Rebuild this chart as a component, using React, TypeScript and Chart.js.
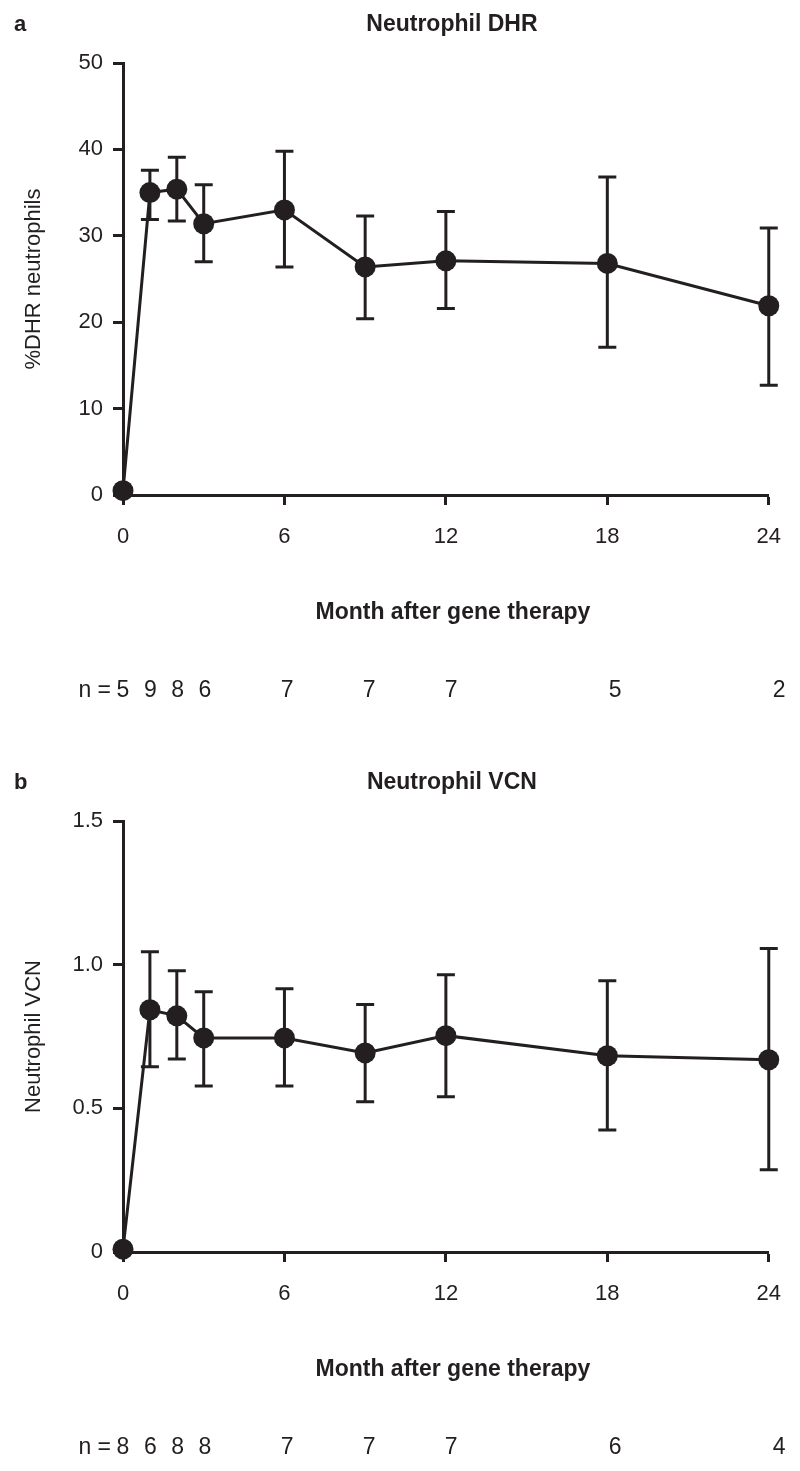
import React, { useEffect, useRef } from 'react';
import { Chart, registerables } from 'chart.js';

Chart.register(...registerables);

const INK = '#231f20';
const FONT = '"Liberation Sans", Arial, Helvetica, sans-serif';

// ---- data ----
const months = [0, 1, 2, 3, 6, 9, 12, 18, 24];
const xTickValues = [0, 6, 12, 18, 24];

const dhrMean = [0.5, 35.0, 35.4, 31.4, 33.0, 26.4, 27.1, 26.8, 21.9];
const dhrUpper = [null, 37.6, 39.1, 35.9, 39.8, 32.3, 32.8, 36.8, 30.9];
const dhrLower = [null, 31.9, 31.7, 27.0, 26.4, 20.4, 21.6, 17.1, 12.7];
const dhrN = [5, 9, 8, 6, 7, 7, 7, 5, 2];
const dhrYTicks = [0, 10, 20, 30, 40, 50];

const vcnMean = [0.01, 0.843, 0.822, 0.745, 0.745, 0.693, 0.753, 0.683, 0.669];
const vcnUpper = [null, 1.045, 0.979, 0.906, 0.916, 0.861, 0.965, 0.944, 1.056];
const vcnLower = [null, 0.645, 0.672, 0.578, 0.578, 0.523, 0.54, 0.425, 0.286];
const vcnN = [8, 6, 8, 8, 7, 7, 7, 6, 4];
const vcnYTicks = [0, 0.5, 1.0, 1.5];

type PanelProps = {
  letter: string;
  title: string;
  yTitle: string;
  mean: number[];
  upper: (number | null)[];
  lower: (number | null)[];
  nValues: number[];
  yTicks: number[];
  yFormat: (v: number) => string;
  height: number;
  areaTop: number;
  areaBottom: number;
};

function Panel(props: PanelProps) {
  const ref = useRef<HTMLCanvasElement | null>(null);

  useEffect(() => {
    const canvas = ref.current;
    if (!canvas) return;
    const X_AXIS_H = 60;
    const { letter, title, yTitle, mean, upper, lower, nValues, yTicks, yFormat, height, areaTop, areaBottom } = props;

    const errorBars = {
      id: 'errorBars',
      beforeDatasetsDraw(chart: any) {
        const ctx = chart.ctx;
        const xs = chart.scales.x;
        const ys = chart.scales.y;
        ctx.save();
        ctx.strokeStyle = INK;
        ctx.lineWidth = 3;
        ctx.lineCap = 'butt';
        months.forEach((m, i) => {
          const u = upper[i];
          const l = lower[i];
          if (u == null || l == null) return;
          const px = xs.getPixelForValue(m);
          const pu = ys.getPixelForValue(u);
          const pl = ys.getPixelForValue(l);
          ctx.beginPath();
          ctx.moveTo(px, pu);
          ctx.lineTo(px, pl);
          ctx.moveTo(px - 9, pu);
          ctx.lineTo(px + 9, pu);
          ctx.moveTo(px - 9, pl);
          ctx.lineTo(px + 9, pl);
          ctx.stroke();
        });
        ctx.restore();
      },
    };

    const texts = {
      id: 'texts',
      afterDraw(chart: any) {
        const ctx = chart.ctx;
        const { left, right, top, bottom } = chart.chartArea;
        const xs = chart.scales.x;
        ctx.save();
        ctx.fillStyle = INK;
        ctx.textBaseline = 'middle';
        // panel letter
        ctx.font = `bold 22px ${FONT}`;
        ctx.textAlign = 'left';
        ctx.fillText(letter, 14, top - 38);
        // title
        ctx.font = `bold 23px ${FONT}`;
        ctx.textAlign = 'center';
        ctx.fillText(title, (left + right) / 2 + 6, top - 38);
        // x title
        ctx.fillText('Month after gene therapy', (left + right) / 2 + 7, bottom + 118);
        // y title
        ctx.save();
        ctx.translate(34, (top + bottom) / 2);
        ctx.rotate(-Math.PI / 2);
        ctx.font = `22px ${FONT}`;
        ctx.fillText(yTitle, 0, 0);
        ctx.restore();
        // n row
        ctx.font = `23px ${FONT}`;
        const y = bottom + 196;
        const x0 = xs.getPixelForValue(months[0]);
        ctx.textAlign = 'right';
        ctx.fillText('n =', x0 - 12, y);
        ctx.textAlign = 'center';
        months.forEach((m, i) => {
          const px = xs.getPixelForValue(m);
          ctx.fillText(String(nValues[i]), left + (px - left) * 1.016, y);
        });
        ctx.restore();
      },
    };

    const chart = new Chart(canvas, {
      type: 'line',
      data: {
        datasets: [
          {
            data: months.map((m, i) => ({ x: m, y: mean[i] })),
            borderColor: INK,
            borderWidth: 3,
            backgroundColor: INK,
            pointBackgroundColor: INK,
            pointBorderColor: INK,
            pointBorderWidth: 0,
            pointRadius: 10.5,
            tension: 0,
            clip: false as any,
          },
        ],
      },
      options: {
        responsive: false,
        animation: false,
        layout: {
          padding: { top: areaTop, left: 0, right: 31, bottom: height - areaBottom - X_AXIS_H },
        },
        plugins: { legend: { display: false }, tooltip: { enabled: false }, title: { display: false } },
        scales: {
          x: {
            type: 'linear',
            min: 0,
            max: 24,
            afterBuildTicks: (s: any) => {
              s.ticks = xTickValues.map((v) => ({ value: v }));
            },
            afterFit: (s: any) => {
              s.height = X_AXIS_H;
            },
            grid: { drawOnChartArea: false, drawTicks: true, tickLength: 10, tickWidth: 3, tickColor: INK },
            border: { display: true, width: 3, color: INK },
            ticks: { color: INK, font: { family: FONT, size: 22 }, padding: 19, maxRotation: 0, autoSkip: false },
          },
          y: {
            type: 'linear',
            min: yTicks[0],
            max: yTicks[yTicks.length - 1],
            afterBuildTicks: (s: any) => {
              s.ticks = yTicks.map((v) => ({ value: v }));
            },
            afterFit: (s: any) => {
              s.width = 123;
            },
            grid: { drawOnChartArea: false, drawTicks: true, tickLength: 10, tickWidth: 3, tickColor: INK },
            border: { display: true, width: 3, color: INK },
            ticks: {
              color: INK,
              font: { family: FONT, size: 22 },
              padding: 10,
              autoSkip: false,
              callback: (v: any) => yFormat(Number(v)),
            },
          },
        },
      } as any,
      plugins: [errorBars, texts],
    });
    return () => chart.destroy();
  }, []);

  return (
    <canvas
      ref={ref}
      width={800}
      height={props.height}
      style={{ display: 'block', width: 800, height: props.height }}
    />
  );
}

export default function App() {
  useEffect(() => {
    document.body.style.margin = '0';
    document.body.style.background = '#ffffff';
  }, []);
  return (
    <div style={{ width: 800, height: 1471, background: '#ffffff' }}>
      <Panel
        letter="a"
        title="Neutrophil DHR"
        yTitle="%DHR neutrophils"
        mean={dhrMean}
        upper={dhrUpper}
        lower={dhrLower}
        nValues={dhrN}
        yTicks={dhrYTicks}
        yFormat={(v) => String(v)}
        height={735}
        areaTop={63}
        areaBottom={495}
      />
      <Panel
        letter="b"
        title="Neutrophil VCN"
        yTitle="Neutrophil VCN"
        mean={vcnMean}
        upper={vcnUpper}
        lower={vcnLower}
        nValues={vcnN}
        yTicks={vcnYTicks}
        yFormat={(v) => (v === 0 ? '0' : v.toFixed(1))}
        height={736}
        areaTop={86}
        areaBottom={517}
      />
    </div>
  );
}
◇ ◇ ◇
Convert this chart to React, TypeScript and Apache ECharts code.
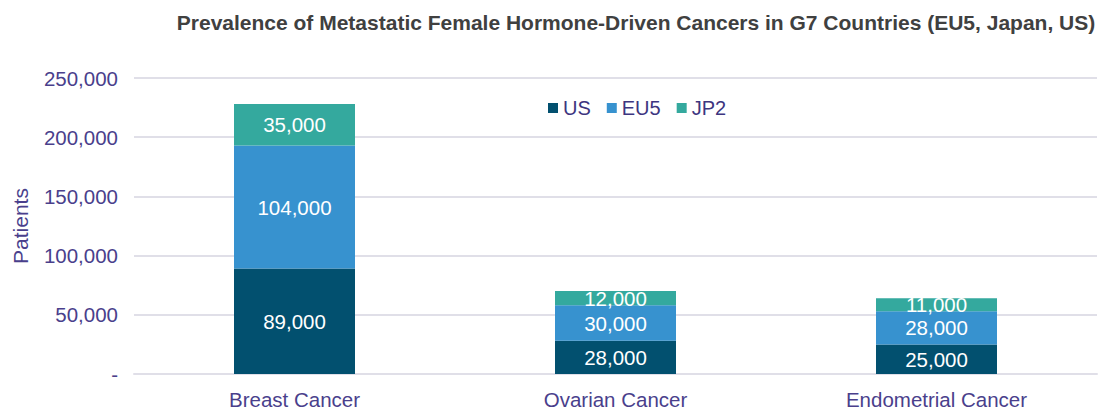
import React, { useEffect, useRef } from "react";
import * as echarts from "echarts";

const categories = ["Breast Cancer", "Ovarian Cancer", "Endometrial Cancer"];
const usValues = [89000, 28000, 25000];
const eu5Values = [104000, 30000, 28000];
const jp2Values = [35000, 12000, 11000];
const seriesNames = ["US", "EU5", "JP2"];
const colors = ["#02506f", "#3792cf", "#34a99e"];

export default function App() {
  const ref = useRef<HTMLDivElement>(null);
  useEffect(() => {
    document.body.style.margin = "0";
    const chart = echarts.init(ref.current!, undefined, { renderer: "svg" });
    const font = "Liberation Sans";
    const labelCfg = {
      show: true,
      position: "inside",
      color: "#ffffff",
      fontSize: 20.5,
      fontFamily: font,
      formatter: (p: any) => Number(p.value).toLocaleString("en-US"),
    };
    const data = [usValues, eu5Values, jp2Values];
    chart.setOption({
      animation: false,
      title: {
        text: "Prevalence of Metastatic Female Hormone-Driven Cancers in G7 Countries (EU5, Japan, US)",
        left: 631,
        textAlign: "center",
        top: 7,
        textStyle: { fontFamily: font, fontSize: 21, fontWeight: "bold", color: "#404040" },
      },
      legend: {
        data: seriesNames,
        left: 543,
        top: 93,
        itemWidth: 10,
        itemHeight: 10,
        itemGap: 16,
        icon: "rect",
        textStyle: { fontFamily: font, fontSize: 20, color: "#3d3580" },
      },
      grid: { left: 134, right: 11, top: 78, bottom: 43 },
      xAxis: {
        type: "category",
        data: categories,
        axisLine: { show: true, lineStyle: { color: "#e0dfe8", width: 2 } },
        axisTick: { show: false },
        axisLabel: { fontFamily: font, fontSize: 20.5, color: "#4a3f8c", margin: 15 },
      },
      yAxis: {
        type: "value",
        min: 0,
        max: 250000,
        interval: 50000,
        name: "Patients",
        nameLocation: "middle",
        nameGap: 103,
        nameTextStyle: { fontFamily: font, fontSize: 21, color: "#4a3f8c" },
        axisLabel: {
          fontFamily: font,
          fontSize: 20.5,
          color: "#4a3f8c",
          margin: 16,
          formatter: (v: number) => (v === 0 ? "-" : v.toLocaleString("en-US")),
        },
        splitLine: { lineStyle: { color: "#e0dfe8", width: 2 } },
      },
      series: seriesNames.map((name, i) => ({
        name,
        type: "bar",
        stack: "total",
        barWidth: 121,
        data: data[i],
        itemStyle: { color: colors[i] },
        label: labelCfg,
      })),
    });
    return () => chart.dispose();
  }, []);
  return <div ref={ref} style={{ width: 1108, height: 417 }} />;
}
◇ ◇ ◇
• Stated goal
Beginning at the line above that contains "Rebuild this chart", repeat each line exactly through the one that contains "Arial, Helvetica, sans-serif';", and leave out the pictures.

• The solution
Rebuild this chart as a component, using React, TypeScript and Chart.js.
import React, { useEffect, useRef } from 'react';
import { Chart, registerables } from 'chart.js';

Chart.register(...registerables);

const INK = '#231f20';
const FONT = '"Liberation Sans", Arial, Helvetica, sans-serif';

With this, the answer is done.